2. Storing Embeddings:

• After extracting feature vectors for each image, insert them into the image_embeddings table.

import psycopg2
conn = psycopg2.connect("dbname=your_db user=your_user password=your_password")
cursor = conn.cursor()

# Example image processing

image_path = 'path_to_your_image.jpg'
vector = extract_features(image_path)

# Insert into PostgreSQL

insert_query = "INSERT INTO image_embeddings (image_url, embedding) VALUES (%s, %s);"
cursor.execute(insert_query, (image_path, vector.tolist()))
conn.commit()

3. Searching for Similar Images:

• When a user uploads an image, extract its feature vector and use the previously described SQL query to find similar images.

user_image_path = 'path_to_user_image.jpg'
user_vector = extract_features(user_image_path)

# Perform similarity search

search_query = f"""
SELECT image_url, 1 - (embedding <=> '{user_vector.tolist()}') AS similarity
FROM image_embeddings
ORDER BY similarity
LIMIT 5;
"""
cursor.execute(search_query)
similar_images = cursor.fetchall()

4. Displaying Results:

• Return the URLs of similar images to the user interface, allowing users to view images similar to their uploaded content.
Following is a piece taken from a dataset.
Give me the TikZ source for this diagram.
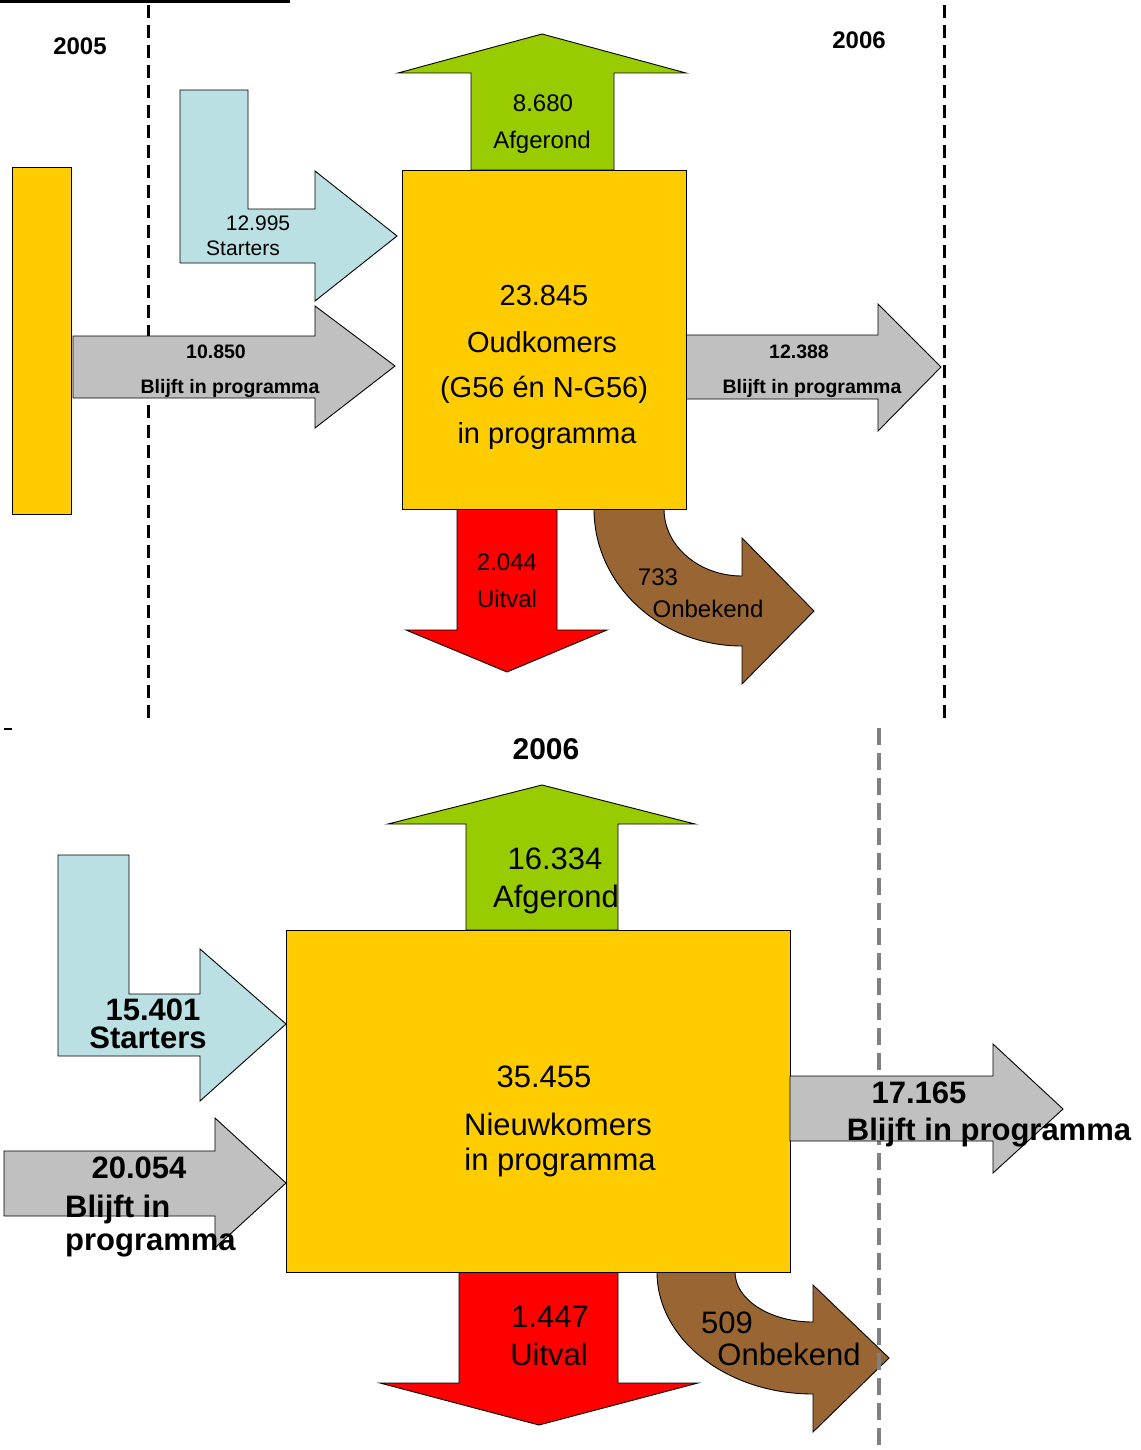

Advanced Vector Operations

PostgreSQL, with the pgvector extension, supports advanced vector operations that can enhance your applications further:

1. Batch Insertion: To optimize performance, consider using bulk inserts for large datasets.
2. Indexing for Performance: Creating indexes can significantly improve query performance:

CREATE INDEX idx_embedding ON image_embeddings USING ivfflat (embedding);

3. Dimensionality Reduction: For very high-dimensional vectors, consider dimensionality reduction techniques (e.g., PCA, t-SNE) before storage to improve efficiency.

Challenges and Considerations

While PostgreSQL can handle vector data efficiently, some challenges may arise:

1. Performance: For applications requiring real-time performance, consider specialized vector databases like Faiss or Annoy for specific use cases where speed is critical.
2. Index Maintenance: Ensure that you periodically rebuild indexes to optimize query performance, especially after bulk updates.
3. Complexity of High-Dimensional Data: As the number of dimensions increases, the curse of dimensionality can affect similarity measures, leading to less meaningful results.

Conclusion

Vector databases are crucial for managing and retrieving high-dimensional data in modern applications, particularly those involving machine learning and AI. PostgreSQL, with the pgvector extension, offers a robust and familiar environment for developers to leverage vector storage and retrieval capabilities.

By understanding how to effectively create, store, and query vector data in PostgreSQL, organizations can build powerful applications that efficiently handle complex datasets. This ability to integrate vector capabilities into traditional relational databases opens new avenues for data management and analysis in the rapidly evolving data landscape.

Future Directions

As technology advances, the role of vector databases will only grow. PostgreSQL is well-positioned to adapt to these needs, and with the ongoing development of extensions and tools, it will remain a valuable asset in data management solutions.